§ **The data**:
____

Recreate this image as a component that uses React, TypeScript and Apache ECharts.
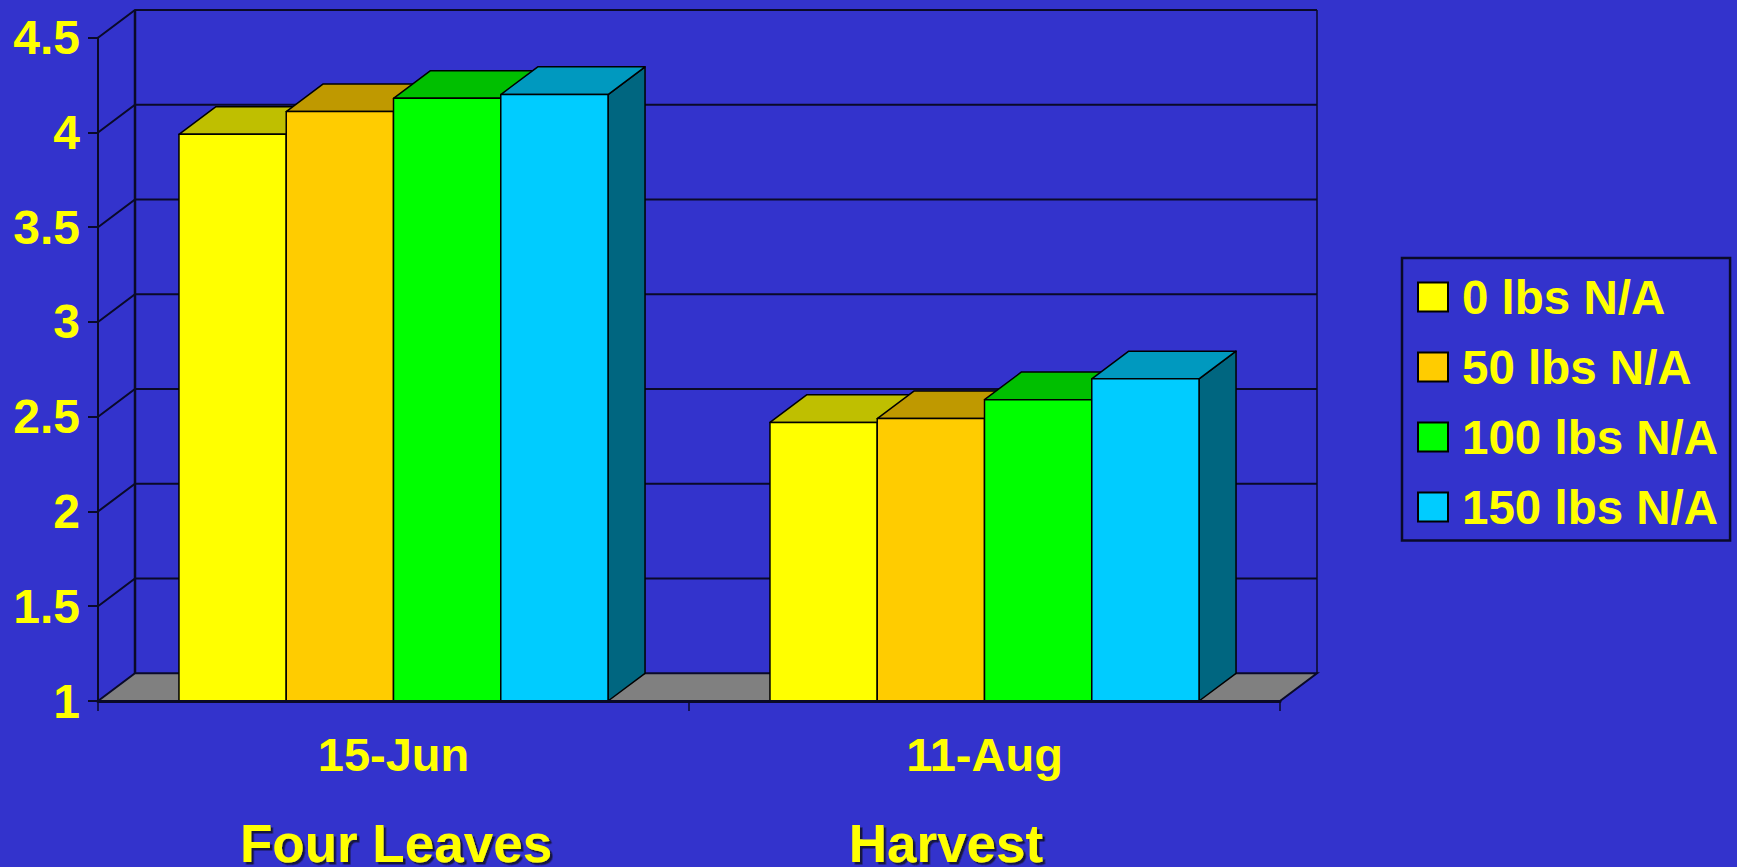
import React, { useEffect, useRef } from "react";
import * as echarts from "echarts";

const categories = ["15-Jun", "11-Aug"];
const stageLabels = ["Four Leaves", "Harvest"];
const seriesNames = ["0 lbs N/A", "50 lbs N/A", "100 lbs N/A", "150 lbs N/A"];
const lbs0 = [3.99, 2.47];
const lbs50 = [4.11, 2.49];
const lbs100 = [4.18, 2.59];
const lbs150 = [4.2, 2.7];
const seriesValues = [lbs0, lbs50, lbs100, lbs150];
const yTicks = [1, 1.5, 2, 2.5, 3, 3.5, 4, 4.5];

const frontColors = ["#FFFF00", "#FFCC00", "#00FF00", "#00CCFF"];
const topColors = ["#BFBF00", "#BF9900", "#00BF00", "#0099BF"];
const sideColors = ["#808000", "#806600", "#008000", "#006680"];

const BG = "#3333CC";
const LINE = "#0A0A28";
const TEXT = "#FFFF00";
const FONT = '"Liberation Sans", Arial, sans-serif';
const DX = 37;
const DY = 27.7;
const BAR_SHARE = 0.1815;

export default function App() {
  const ref = useRef<HTMLDivElement>(null);
  useEffect(() => {
    const chart = echarts.init(ref.current!, undefined, { renderer: "svg" });

    const wallSeries: any = {
      type: "custom",
      z: 1,
      silent: true,
      data: yTicks.map((v) => [0, v]),
      encode: { x: 0, y: 1 },
      renderItem: (params: any, api: any) => {
        const cs = params.coordSys;
        const v = api.value(1);
        const y = api.coord([0, v])[1];
        const left = cs.x;
        const right = cs.x + cs.width;
        const children: any[] = [];
        const lineStyle = { stroke: LINE, lineWidth: 2, fill: "none" };
        if (v === yTicks[0]) {
          children.push({
            type: "polygon",
            shape: { points: [[left, y], [left + DX, y - DY], [right + DX, y - DY], [right, y]] },
            style: { fill: "#808080", stroke: LINE, lineWidth: 2 },
          });
        } else {
          children.push({
            type: "polyline",
            shape: { points: [[left, y], [left + DX, y - DY], [right + DX, y - DY]] },
            style: lineStyle,
          });
        }
        if (v === yTicks[yTicks.length - 1]) {
          const bottom = cs.y + cs.height - DY;
          children.push({
            type: "line",
            shape: { x1: left + DX, y1: y - DY, x2: left + DX, y2: bottom },
            style: { stroke: LINE, lineWidth: 2.5 },
          });
          children.push({
            type: "line",
            shape: { x1: right + DX, y1: y - DY, x2: right + DX, y2: bottom },
            style: { stroke: LINE, lineWidth: 1.5 },
          });
        }
        return { type: "group", children };
      },
    };

    const barSeries: any[] = seriesNames.map((name, si) => ({
      type: "custom",
      name,
      z: 2 + si,
      silent: true,
      itemStyle: { color: frontColors[si], borderColor: "#000", borderWidth: 1.5 },
      data: seriesValues[si].map((v, i) => [i, v]),
      encode: { x: 0, y: 1 },
      renderItem: (_params: any, api: any) => {
        const base = api.coord([api.value(0), yTicks[0]]);
        const top = api.coord([api.value(0), api.value(1)]);
        const band = api.size([1, 0])[0];
        const w = band * BAR_SHARE;
        const x = base[0] + (si - seriesNames.length / 2) * w;
        const yT = top[1];
        const yB = base[1];
        const edge = { stroke: "#000", lineWidth: 1.5, lineJoin: "round" };
        return {
          type: "group",
          children: [
            {
              type: "polygon",
              shape: { points: [[x + w, yT], [x + w + DX, yT - DY], [x + w + DX, yB - DY], [x + w, yB]] },
              style: { fill: sideColors[si], ...edge },
            },
            {
              type: "polygon",
              shape: { points: [[x, yT], [x + DX, yT - DY], [x + w + DX, yT - DY], [x + w, yT]] },
              style: { fill: topColors[si], ...edge },
            },
            {
              type: "rect",
              shape: { x, y: yT, width: w, height: yB - yT },
              style: { fill: frontColors[si], ...edge },
            },
          ],
        };
      },
    }));

    const axisText = { color: TEXT, fontSize: 48, fontWeight: "bold" as const, fontFamily: FONT };
    const axisStroke = { color: LINE, width: 2 };

    chart.setOption({
      animation: false,
      backgroundColor: BG,
      grid: { left: 98, top: 37.7, width: 1182, height: 663.3 },
      xAxis: {
        type: "category",
        data: categories,
        z: 20,
        boundaryGap: true,
        axisLine: { lineStyle: { color: LINE, width: 3 } },
        axisTick: { show: true, length: 10, lineStyle: { color: LINE, width: 1.5 } },
        axisLabel: { ...axisText, fontSize: 47, margin: 30, interval: 0 },
        splitLine: { show: false },
      },
      yAxis: {
        type: "value",
        min: 1,
        max: 4.5,
        interval: 0.5,
        z: 20,
        axisLine: { show: true, lineStyle: { color: LINE, width: 2 } },
        axisTick: { show: true, length: 10, lineStyle: axisStroke },
        axisLabel: { ...axisText, margin: 18 },
        splitLine: { show: false },
      },
      legend: {
        data: seriesNames,
        orient: "vertical",
        left: 1402,
        top: 258,
        icon: "rect",
        itemWidth: 30,
        itemHeight: 29,
        itemGap: 22,
        padding: [15, 12, 9.4, 15],
        borderColor: LINE,
        borderWidth: 2.5,
        backgroundColor: "transparent",
        selectedMode: false,
        textStyle: { ...axisText, fontSize: 47.5, padding: [0, 0, 0, 9] },
      },
      graphic: stageLabels.map((text, i) => ({
        type: "text",
        x: [396, 946][i],
        y: 843,
        silent: true,
        style: {
          text,
          fill: TEXT,
          font: `bold 53px ${FONT}`,
          textAlign: "center",
          textVerticalAlign: "middle",
          textShadowColor: "#15153F",
          textShadowOffsetX: 2.5,
          textShadowOffsetY: 2.5,
          textShadowBlur: 0.5,
        },
      })),
      series: [wallSeries, ...barSeries],
    });
    return () => chart.dispose();
  }, []);
  return (
    <div
      ref={ref}
      style={{ position: "absolute", left: 0, top: 0, width: 1737, height: 867 }}
    />
  );
}
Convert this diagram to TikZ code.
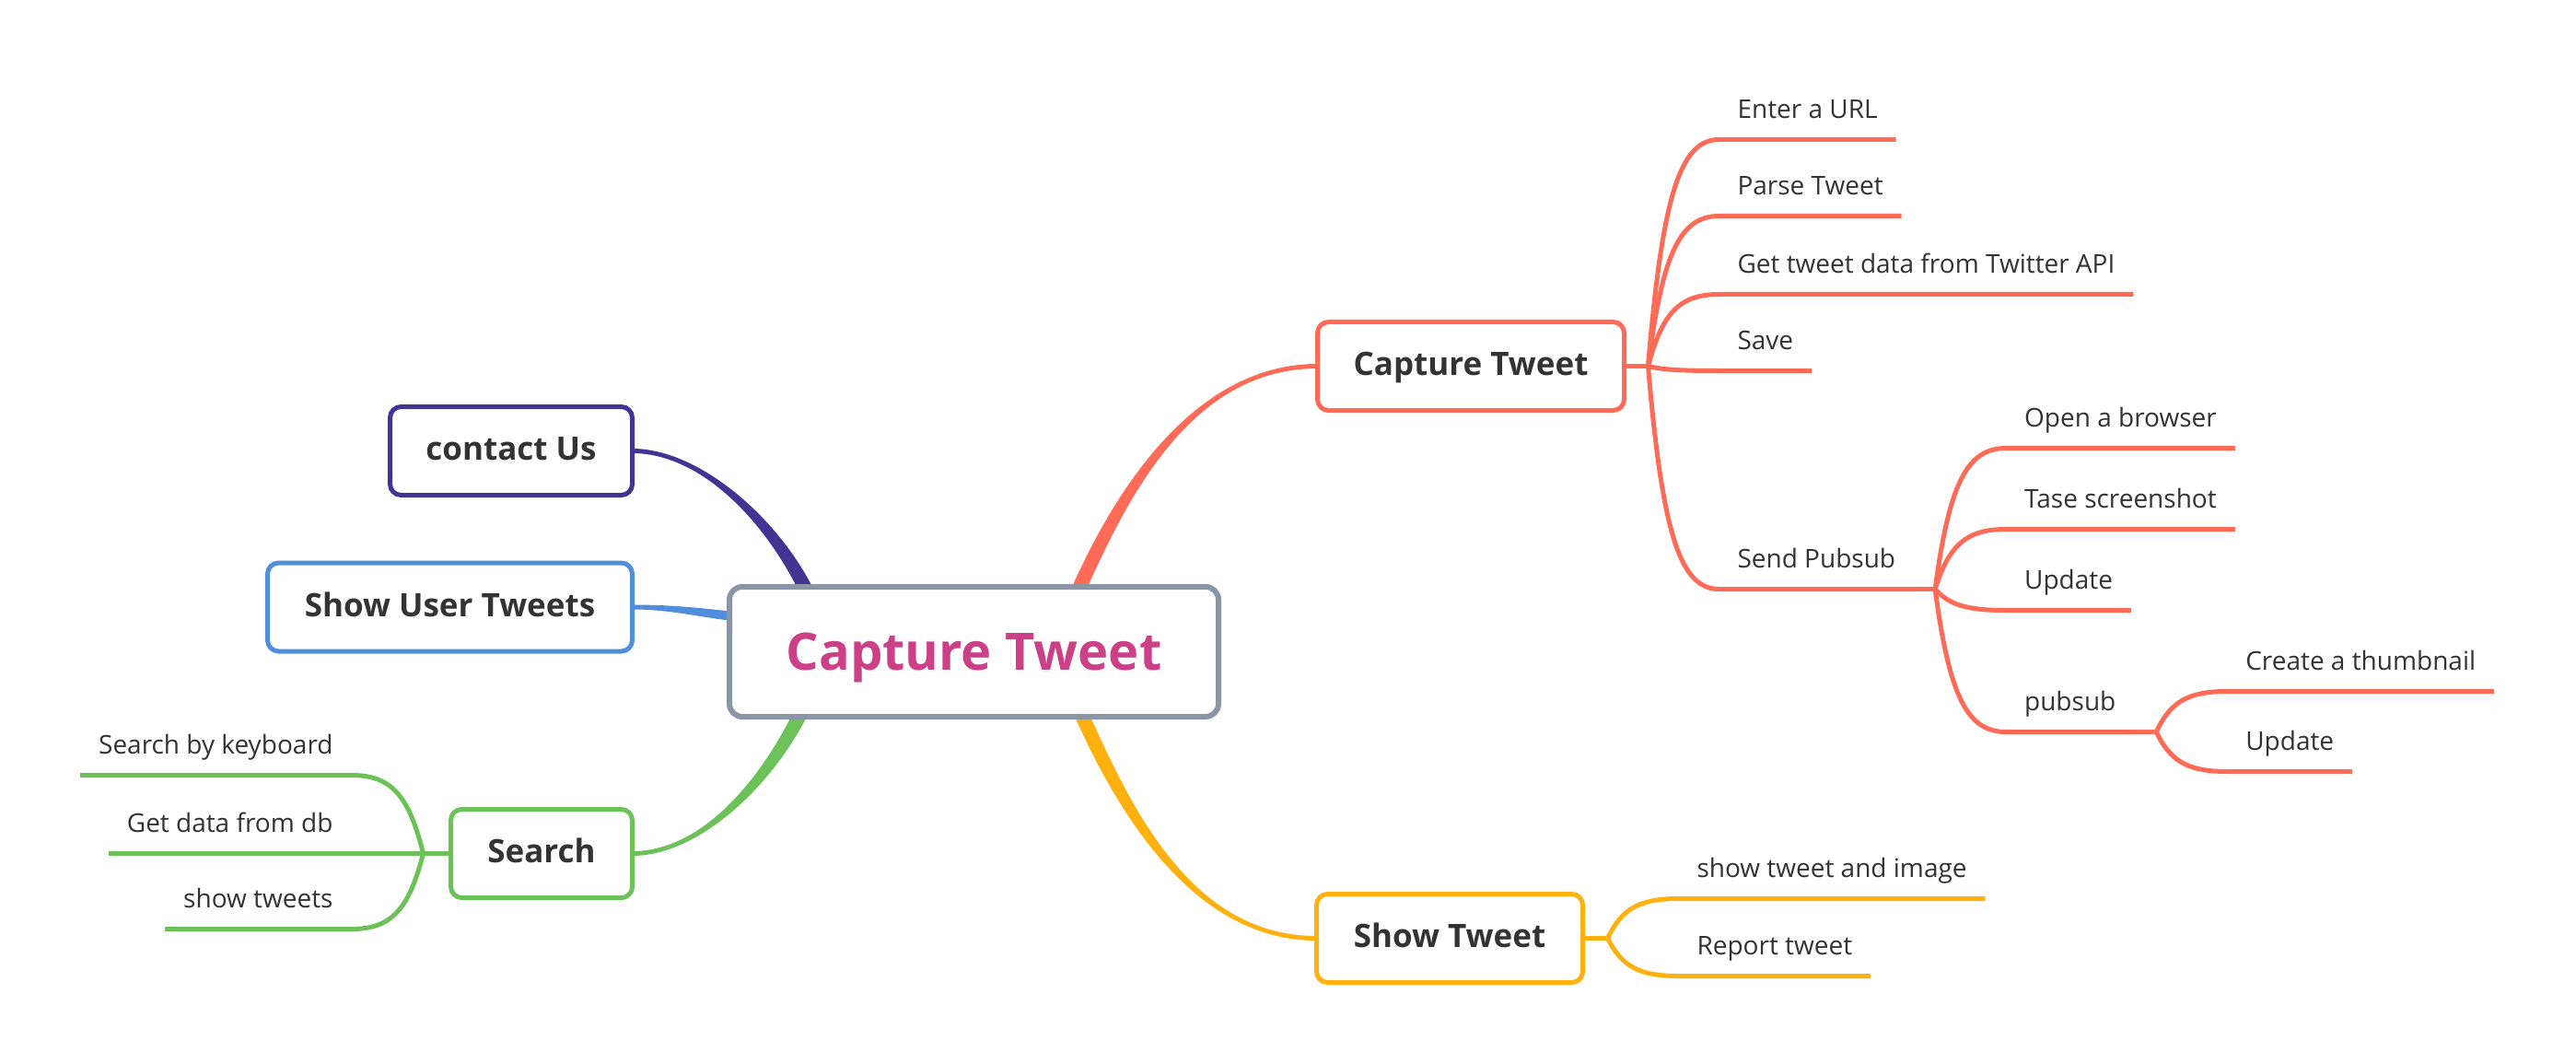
\documentclass[tikz,border=0pt]{standalone}
\usepackage{fontspec}
\setmainfont{Open Sans}
\usetikzlibrary{calc}
\pgfdeclarelayer{bg}
\pgfsetlayers{bg,main}
\definecolor{cSal}{HTML}{FF6B57}
\definecolor{cGold}{HTML}{FFB20F}
\definecolor{cPurp}{HTML}{433494}
\definecolor{cBlue}{HTML}{508DDA}
\definecolor{cGreen}{HTML}{6CC259}
\definecolor{cGray}{HTML}{8A96A6}
\definecolor{cMag}{HTML}{CB4087}
\definecolor{cText}{HTML}{333333}
\tikzset{
  branch/.style={to path={let \p1=(\tikztostart), \p2=(\tikztotarget) in
     .. controls ({\x1+0.2*(\x2-\x1)},{\y1+0.75*(\y2-\y1)}) and ({\x2-0.55*(\x2-\x1)},{\y2}) .. (\tikztotarget)}},
  topicbox/.style={draw, rounded corners=12pt, fill=white, line width=5pt, minimum height=96pt,
     inner sep=0pt, outer sep=0pt, text=cText, font=\fontsize{35}{42}\selectfont\bfseries,
     text height=20pt, text depth=0pt},
  mainbox/.style={draw=cGray, rounded corners=14pt, fill=white, line width=6pt, minimum width=531pt,
     minimum height=141pt, inner sep=0pt, outer sep=0pt, text=cMag,
     font=\fontsize{56}{66}\selectfont\bfseries, text height=40pt, text depth=0pt},
  leaf/.style={inner xsep=20pt, inner ysep=0pt, outer sep=0pt, text=cText,
     font=\fontsize{28}{34}\selectfont, text depth=0pt},
  ln/.style={line width=5pt}
}
\newcommand\leafR[5]{%
  \node[leaf, anchor=base west] (#1) at ($(#2)+(77,#3-23)$) {#5};
  \coordinate (#1s) at ($(#1.base west)+(0,23)$);
  \coordinate (#1e) at ($(#1.base east)+(0,23)$);
  \begin{pgfonlayer}{bg}
  \draw[ln,#4] (#2) to[branch] (#1s) -- (#1e);
  \end{pgfonlayer}}
\newcommand\leafL[5]{%
  \node[leaf, anchor=base east] (#1) at ($(#2)+(-78,#3-23)$) {#5};
  \coordinate (#1s) at ($(#1.base west)+(0,23)$);
  \coordinate (#1e) at ($(#1.base east)+(0,23)$);
  \begin{pgfonlayer}{bg}
  \draw[ln,#4] (#2) to[branch] (#1e) -- (#1s);
  \end{pgfonlayer}}
\begin{document}
\begin{tikzpicture}[x=1pt,y=-1pt]
\begin{pgfonlayer}{bg}
\fill[white] (0,0) rectangle (2797,1155);
\end{pgfonlayer}
\useasboundingbox (0,0) rectangle (2797,1155);

% boxes
\node[mainbox] (main) at (1057.5,707.5) {Capture Tweet};
\node[topicbox, draw=cSal, minimum width=333pt] (capture) at (1597,397.5) {Capture Tweet};
\node[topicbox, draw=cGold, minimum width=289pt] (showt) at (1574,1018.5) {Show Tweet};
\node[topicbox, draw=cPurp, minimum width=263pt] (contact) at (555,489.5) {contact Us};
\node[topicbox, draw=cBlue, minimum width=396pt] (sut) at (488.5,659) {Show User Tweets};
\node[topicbox, draw=cGreen, minimum width=197pt] (search) at (588,926.5) {Search};

% main tapered connectors
\coordinate (sA) at ($(main.north)+(115,0)$);
\coordinate (sB) at ($(main.south)+(118,0)$);
\coordinate (sC) at ($(main.north)+(-184,0)$);
\coordinate (sD) at ($(main.west)+(0,-39)$);
\coordinate (sE) at ($(main.south)+(-190,0)$);
\begin{pgfonlayer}{bg}
\fill[cSal] ($(sA)+(-8.5,0)$) .. controls ($(sA)+(41.5,-112)$) and ($(capture.west)+(-130,-2.5)$) .. ($(capture.west)+(0,-2.5)$)
  -- ($(capture.west)+(0,2.5)$) .. controls ($(capture.west)+(-130,2.5)$) and ($(sA)+(58.5,-112)$) .. ($(sA)+(8.5,0)$) -- cycle;
\fill[cGold] ($(sB)+(-8.5,0)$) .. controls ($(sB)+(41.5,112)$) and ($(showt.west)+(-130,2.5)$) .. ($(showt.west)+(0,2.5)$)
  -- ($(showt.west)+(0,-2.5)$) .. controls ($(showt.west)+(-130,-2.5)$) and ($(sB)+(58.5,112)$) .. ($(sB)+(8.5,0)$) -- cycle;
\fill[cPurp] ($(sC)+(-8.5,0)$) .. controls ($(sC)+(-48.5,-78)$) and ($(contact.east)+(71,2.5)$) .. ($(contact.east)+(0,2.5)$)
  -- ($(contact.east)+(0,-2.5)$) .. controls ($(contact.east)+(71,-2.5)$) and ($(sC)+(-31.5,-78)$) .. ($(sC)+(8.5,0)$) -- cycle;
\fill[cGreen] ($(sE)+(-8.5,0)$) .. controls ($(sE)+(-48.5,78)$) and ($(search.east)+(71,-2.5)$) .. ($(search.east)+(0,-2.5)$)
  -- ($(search.east)+(0,2.5)$) .. controls ($(search.east)+(71,2.5)$) and ($(sE)+(-31.5,78)$) .. ($(sE)+(8.5,0)$) -- cycle;
\fill[cBlue] ($(sD)+(0,-5)$) .. controls ($(sD)+(-35,-9)$) and ($(sut.east)+(40,-2.5)$) .. ($(sut.east)+(0,-2.5)$)
  -- ($(sut.east)+(0,2.5)$) .. controls ($(sut.east)+(40,2.5)$) and ($(sD)+(-35,1)$) .. ($(sD)+(0,5)$) -- cycle;
\end{pgfonlayer}

% Capture Tweet branch
\coordinate (J1) at ($(capture.east)+(26,0)$);
\begin{pgfonlayer}{bg}
\draw[ln,cSal] (capture.east) -- (J1);
\fill[cSal] (J1) circle (2.5pt);
\end{pgfonlayer}
\leafR{enter}{J1}{-246}{cSal}{Enter a URL}
\leafR{parse}{J1}{-163}{cSal}{Parse Tweet}
\leafR{gettw}{J1}{-78}{cSal}{Get tweet data from Twitter API}
\leafR{save}{J1}{5}{cSal}{Save}
\leafR{sendp}{J1}{242}{cSal}{Send Pubsub}
\coordinate (J2) at ($(sendpe)+(23,0)$);
\begin{pgfonlayer}{bg}
\draw[ln,cSal] (sendpe) -- (J2);
\fill[cSal] (J2) circle (2.5pt);
\end{pgfonlayer}
\leafR{browser}{J2}{-153}{cSal}{Open a browser}
\leafR{tase}{J2}{-65}{cSal}{Tase screenshot}
\leafR{updA}{J2}{23}{cSal}{Update}
\leafR{pubs}{J2}{155}{cSal}{pubsub}
\coordinate (J3) at ($(pubse)+(24,0)$);
\begin{pgfonlayer}{bg}
\draw[ln,cSal] (pubse) -- (J3);
\fill[cSal] (J3) circle (2.5pt);
\end{pgfonlayer}
\leafR{thumb}{J3}{-44}{cSal}{Create a thumbnail}
\leafR{updB}{J3}{43}{cSal}{Update}

% Show Tweet branch
\coordinate (J4) at ($(showt.east)+(27,0)$);
\begin{pgfonlayer}{bg}
\draw[ln,cGold] (showt.east) -- (J4);
\fill[cGold] (J4) circle (2.5pt);
\end{pgfonlayer}
\leafR{showimg}{J4}{-43}{cGold}{show tweet and image}
\leafR{report}{J4}{41}{cGold}{Report tweet}

% Search branch
\coordinate (J5) at ($(search.west)+(-30,0)$);
\begin{pgfonlayer}{bg}
\draw[ln,cGreen] (search.west) -- (J5);
\fill[cGreen] (J5) circle (2.5pt);
\end{pgfonlayer}
\leafL{kbd}{J5}{-85}{cGreen}{Search by keyboard}
\leafL{getdb}{J5}{0}{cGreen}{Get data from db}
\leafL{showtw}{J5}{82}{cGreen}{show tweets}
\end{tikzpicture}
\end{document}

____

Filter the data for the string "image" and copy every line that has it.

§ **Answer**:
Recreate this image as a component that uses React, TypeScript and Apache ECharts.
\leafR{showimg}{J4}{-43}{cGold}{show tweet and image}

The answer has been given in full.